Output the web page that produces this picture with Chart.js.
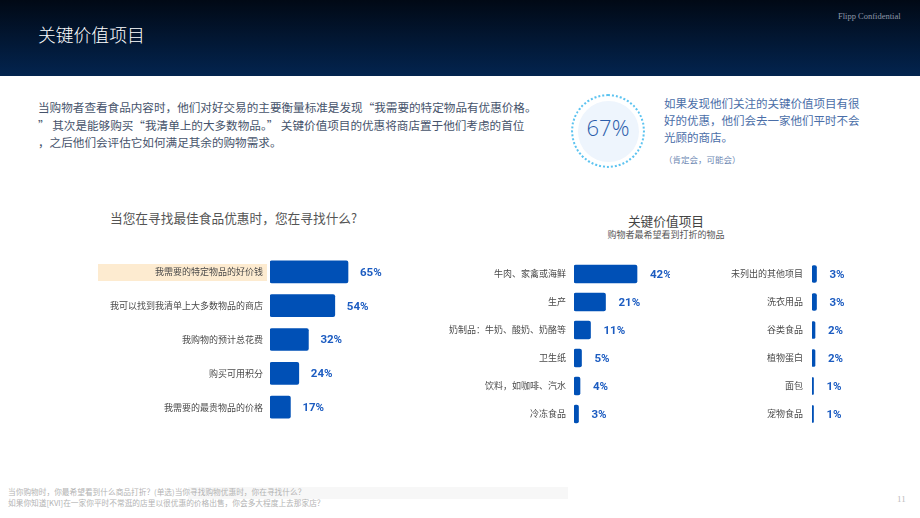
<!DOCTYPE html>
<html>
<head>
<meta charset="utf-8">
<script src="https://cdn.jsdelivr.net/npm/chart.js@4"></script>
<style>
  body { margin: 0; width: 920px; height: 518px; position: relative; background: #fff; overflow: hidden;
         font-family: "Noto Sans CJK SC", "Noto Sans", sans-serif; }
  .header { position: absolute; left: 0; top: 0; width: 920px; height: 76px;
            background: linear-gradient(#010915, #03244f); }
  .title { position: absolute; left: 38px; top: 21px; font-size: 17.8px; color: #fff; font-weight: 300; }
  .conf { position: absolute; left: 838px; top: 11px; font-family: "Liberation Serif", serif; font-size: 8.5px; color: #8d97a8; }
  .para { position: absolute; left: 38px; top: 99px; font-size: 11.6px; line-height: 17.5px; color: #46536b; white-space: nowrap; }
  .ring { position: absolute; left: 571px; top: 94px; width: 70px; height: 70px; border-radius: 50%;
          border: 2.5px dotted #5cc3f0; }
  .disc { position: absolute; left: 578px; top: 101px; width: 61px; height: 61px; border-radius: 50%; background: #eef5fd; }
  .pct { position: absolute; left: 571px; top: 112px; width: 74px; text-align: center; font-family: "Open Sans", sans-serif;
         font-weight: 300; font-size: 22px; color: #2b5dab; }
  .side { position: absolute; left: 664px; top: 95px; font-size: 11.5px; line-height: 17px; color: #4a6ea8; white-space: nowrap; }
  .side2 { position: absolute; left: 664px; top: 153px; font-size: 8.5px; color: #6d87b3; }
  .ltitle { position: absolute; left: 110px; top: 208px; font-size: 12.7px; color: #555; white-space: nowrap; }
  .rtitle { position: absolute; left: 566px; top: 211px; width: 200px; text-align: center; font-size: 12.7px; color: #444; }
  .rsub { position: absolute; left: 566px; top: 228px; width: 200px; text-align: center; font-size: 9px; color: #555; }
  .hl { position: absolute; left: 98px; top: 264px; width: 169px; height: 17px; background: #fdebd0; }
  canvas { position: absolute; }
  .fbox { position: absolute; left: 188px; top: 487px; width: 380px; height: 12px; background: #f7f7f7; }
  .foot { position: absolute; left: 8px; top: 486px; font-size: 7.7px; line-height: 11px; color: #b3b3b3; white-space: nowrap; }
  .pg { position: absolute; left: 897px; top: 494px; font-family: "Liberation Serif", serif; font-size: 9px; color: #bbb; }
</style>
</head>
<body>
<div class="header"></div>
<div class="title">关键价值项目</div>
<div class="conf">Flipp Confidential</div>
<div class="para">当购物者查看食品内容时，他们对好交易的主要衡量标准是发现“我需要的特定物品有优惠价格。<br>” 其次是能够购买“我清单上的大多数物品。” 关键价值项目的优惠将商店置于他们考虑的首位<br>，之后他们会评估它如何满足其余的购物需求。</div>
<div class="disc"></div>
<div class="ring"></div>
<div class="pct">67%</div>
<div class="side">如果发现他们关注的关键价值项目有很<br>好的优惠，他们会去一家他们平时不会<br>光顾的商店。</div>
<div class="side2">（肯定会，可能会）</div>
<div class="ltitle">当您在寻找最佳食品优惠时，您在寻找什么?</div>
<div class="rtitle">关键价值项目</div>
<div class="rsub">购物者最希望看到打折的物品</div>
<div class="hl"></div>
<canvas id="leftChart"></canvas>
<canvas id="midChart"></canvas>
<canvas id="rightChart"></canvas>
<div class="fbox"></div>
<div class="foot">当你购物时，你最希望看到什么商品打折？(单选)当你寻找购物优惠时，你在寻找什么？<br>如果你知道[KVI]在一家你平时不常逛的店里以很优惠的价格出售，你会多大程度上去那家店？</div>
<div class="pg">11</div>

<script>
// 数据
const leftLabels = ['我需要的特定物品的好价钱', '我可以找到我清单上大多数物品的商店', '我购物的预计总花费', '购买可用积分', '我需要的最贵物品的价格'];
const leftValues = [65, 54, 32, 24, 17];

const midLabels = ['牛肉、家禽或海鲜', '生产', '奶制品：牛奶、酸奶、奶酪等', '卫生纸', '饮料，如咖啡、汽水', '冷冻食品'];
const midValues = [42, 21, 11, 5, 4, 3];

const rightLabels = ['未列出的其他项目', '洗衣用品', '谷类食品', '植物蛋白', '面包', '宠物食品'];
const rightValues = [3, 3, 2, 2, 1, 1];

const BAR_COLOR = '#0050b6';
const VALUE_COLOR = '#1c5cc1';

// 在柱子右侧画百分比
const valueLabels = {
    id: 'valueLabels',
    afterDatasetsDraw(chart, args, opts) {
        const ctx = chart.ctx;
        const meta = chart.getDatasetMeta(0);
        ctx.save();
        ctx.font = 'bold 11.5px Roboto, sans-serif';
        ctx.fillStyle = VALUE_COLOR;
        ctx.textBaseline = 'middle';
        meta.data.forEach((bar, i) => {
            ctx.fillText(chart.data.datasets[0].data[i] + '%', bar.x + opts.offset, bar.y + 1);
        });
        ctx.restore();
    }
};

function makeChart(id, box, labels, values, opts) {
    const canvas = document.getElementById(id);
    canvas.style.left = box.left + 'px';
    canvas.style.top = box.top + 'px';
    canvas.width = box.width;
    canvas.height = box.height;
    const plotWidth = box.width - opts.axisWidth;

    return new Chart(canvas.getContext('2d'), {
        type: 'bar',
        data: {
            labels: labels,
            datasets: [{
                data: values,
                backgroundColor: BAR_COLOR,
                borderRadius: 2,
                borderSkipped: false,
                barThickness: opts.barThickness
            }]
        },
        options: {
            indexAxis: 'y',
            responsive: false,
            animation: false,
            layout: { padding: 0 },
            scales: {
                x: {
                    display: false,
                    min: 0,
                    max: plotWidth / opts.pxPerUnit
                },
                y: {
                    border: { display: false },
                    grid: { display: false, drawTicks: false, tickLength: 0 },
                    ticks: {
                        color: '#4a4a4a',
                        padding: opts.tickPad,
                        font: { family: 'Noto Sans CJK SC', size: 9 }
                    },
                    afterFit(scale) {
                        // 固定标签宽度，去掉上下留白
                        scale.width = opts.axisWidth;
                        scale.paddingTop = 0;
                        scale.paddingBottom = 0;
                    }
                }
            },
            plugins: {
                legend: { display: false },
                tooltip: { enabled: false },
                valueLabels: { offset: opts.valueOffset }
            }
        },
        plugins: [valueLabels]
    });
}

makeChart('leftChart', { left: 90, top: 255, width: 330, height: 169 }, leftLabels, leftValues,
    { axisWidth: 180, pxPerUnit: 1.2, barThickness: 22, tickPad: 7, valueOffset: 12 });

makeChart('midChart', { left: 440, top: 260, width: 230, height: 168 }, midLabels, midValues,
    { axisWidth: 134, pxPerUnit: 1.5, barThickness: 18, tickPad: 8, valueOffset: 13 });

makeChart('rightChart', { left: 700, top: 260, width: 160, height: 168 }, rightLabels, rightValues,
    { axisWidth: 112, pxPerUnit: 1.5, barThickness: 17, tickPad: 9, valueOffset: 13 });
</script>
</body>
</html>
************
Transcribe each line above verbatim, with the pictures left out.

ANSWER BELOW |
Output the web page that produces this picture with Chart.js.
<!DOCTYPE html>
<html>
<head>
<meta charset="utf-8">
<script src="https://cdn.jsdelivr.net/npm/chart.js@4"></script>
<style>
  body { margin: 0; width: 920px; height: 518px; position: relative; background: #fff; overflow: hidden;
         font-family: "Noto Sans CJK SC", "Noto Sans", sans-serif; }
  .header { position: absolute; left: 0; top: 0; width: 920px; height: 76px;
            background: linear-gradient(#010915, #03244f); }
  .title { position: absolute; left: 38px; top: 21px; font-size: 17.8px; color: #fff; font-weight: 300; }
  .conf { position: absolute; left: 838px; top: 11px; font-family: "Liberation Serif", serif; font-size: 8.5px; color: #8d97a8; }
  .para { position: absolute; left: 38px; top: 99px; font-size: 11.6px; line-height: 17.5px; color: #46536b; white-space: nowrap; }
  .ring { position: absolute; left: 571px; top: 94px; width: 70px; height: 70px; border-radius: 50%;
          border: 2.5px dotted #5cc3f0; }
  .disc { position: absolute; left: 578px; top: 101px; width: 61px; height: 61px; border-radius: 50%; background: #eef5fd; }
  .pct { position: absolute; left: 571px; top: 112px; width: 74px; text-align: center; font-family: "Open Sans", sans-serif;
         font-weight: 300; font-size: 22px; color: #2b5dab; }
  .side { position: absolute; left: 664px; top: 95px; font-size: 11.5px; line-height: 17px; color: #4a6ea8; white-space: nowrap; }
  .side2 { position: absolute; left: 664px; top: 153px; font-size: 8.5px; color: #6d87b3; }
  .ltitle { position: absolute; left: 110px; top: 208px; font-size: 12.7px; color: #555; white-space: nowrap; }
  .rtitle { position: absolute; left: 566px; top: 211px; width: 200px; text-align: center; font-size: 12.7px; color: #444; }
  .rsub { position: absolute; left: 566px; top: 228px; width: 200px; text-align: center; font-size: 9px; color: #555; }
  .hl { position: absolute; left: 98px; top: 264px; width: 169px; height: 17px; background: #fdebd0; }
  canvas { position: absolute; }
  .fbox { position: absolute; left: 188px; top: 487px; width: 380px; height: 12px; background: #f7f7f7; }
  .foot { position: absolute; left: 8px; top: 486px; font-size: 7.7px; line-height: 11px; color: #b3b3b3; white-space: nowrap; }
  .pg { position: absolute; left: 897px; top: 494px; font-family: "Liberation Serif", serif; font-size: 9px; color: #bbb; }
</style>
</head>
<body>
<div class="header"></div>
<div class="title">关键价值项目</div>
<div class="conf">Flipp Confidential</div>
<div class="para">当购物者查看食品内容时，他们对好交易的主要衡量标准是发现“我需要的特定物品有优惠价格。<br>” 其次是能够购买“我清单上的大多数物品。” 关键价值项目的优惠将商店置于他们考虑的首位<br>，之后他们会评估它如何满足其余的购物需求。</div>
<div class="disc"></div>
<div class="ring"></div>
<div class="pct">67%</div>
<div class="side">如果发现他们关注的关键价值项目有很<br>好的优惠，他们会去一家他们平时不会<br>光顾的商店。</div>
<div class="side2">（肯定会，可能会）</div>
<div class="ltitle">当您在寻找最佳食品优惠时，您在寻找什么?</div>
<div class="rtitle">关键价值项目</div>
<div class="rsub">购物者最希望看到打折的物品</div>
<div class="hl"></div>
<canvas id="leftChart"></canvas>
<canvas id="midChart"></canvas>
<canvas id="rightChart"></canvas>
<div class="fbox"></div>
<div class="foot">当你购物时，你最希望看到什么商品打折？(单选)当你寻找购物优惠时，你在寻找什么？<br>如果你知道[KVI]在一家你平时不常逛的店里以很优惠的价格出售，你会多大程度上去那家店？</div>
<div class="pg">11</div>

<script>
// 数据
const leftLabels = ['我需要的特定物品的好价钱', '我可以找到我清单上大多数物品的商店', '我购物的预计总花费', '购买可用积分', '我需要的最贵物品的价格'];
const leftValues = [65, 54, 32, 24, 17];

const midLabels = ['牛肉、家禽或海鲜', '生产', '奶制品：牛奶、酸奶、奶酪等', '卫生纸', '饮料，如咖啡、汽水', '冷冻食品'];
const midValues = [42, 21, 11, 5, 4, 3];

const rightLabels = ['未列出的其他项目', '洗衣用品', '谷类食品', '植物蛋白', '面包', '宠物食品'];
const rightValues = [3, 3, 2, 2, 1, 1];

const BAR_COLOR = '#0050b6';
const VALUE_COLOR = '#1c5cc1';

// 在柱子右侧画百分比
const valueLabels = {
    id: 'valueLabels',
    afterDatasetsDraw(chart, args, opts) {
        const ctx = chart.ctx;
        const meta = chart.getDatasetMeta(0);
        ctx.save();
        ctx.font = 'bold 11.5px Roboto, sans-serif';
        ctx.fillStyle = VALUE_COLOR;
        ctx.textBaseline = 'middle';
        meta.data.forEach((bar, i) => {
            ctx.fillText(chart.data.datasets[0].data[i] + '%', bar.x + opts.offset, bar.y + 1);
        });
        ctx.restore();
    }
};

function makeChart(id, box, labels, values, opts) {
    const canvas = document.getElementById(id);
    canvas.style.left = box.left + 'px';
    canvas.style.top = box.top + 'px';
    canvas.width = box.width;
    canvas.height = box.height;
    const plotWidth = box.width - opts.axisWidth;

    return new Chart(canvas.getContext('2d'), {
        type: 'bar',
        data: {
            labels: labels,
            datasets: [{
                data: values,
                backgroundColor: BAR_COLOR,
                borderRadius: 2,
                borderSkipped: false,
                barThickness: opts.barThickness
            }]
        },
        options: {
            indexAxis: 'y',
            responsive: false,
            animation: false,
            layout: { padding: 0 },
            scales: {
                x: {
                    display: false,
                    min: 0,
                    max: plotWidth / opts.pxPerUnit
                },
                y: {
                    border: { display: false },
                    grid: { display: false, drawTicks: false, tickLength: 0 },
                    ticks: {
                        color: '#4a4a4a',
                        padding: opts.tickPad,
                        font: { family: 'Noto Sans CJK SC', size: 9 }
                    },
                    afterFit(scale) {
                        // 固定标签宽度，去掉上下留白
                        scale.width = opts.axisWidth;
                        scale.paddingTop = 0;
                        scale.paddingBottom = 0;
                    }
                }
            },
            plugins: {
                legend: { display: false },
                tooltip: { enabled: false },
                valueLabels: { offset: opts.valueOffset }
            }
        },
        plugins: [valueLabels]
    });
}

makeChart('leftChart', { left: 90, top: 255, width: 330, height: 169 }, leftLabels, leftValues,
    { axisWidth: 180, pxPerUnit: 1.2, barThickness: 22, tickPad: 7, valueOffset: 12 });

makeChart('midChart', { left: 440, top: 260, width: 230, height: 168 }, midLabels, midValues,
    { axisWidth: 134, pxPerUnit: 1.5, barThickness: 18, tickPad: 8, valueOffset: 13 });

makeChart('rightChart', { left: 700, top: 260, width: 160, height: 168 }, rightLabels, rightValues,
    { axisWidth: 112, pxPerUnit: 1.5, barThickness: 17, tickPad: 9, valueOffset: 13 });
</script>
</body>
</html>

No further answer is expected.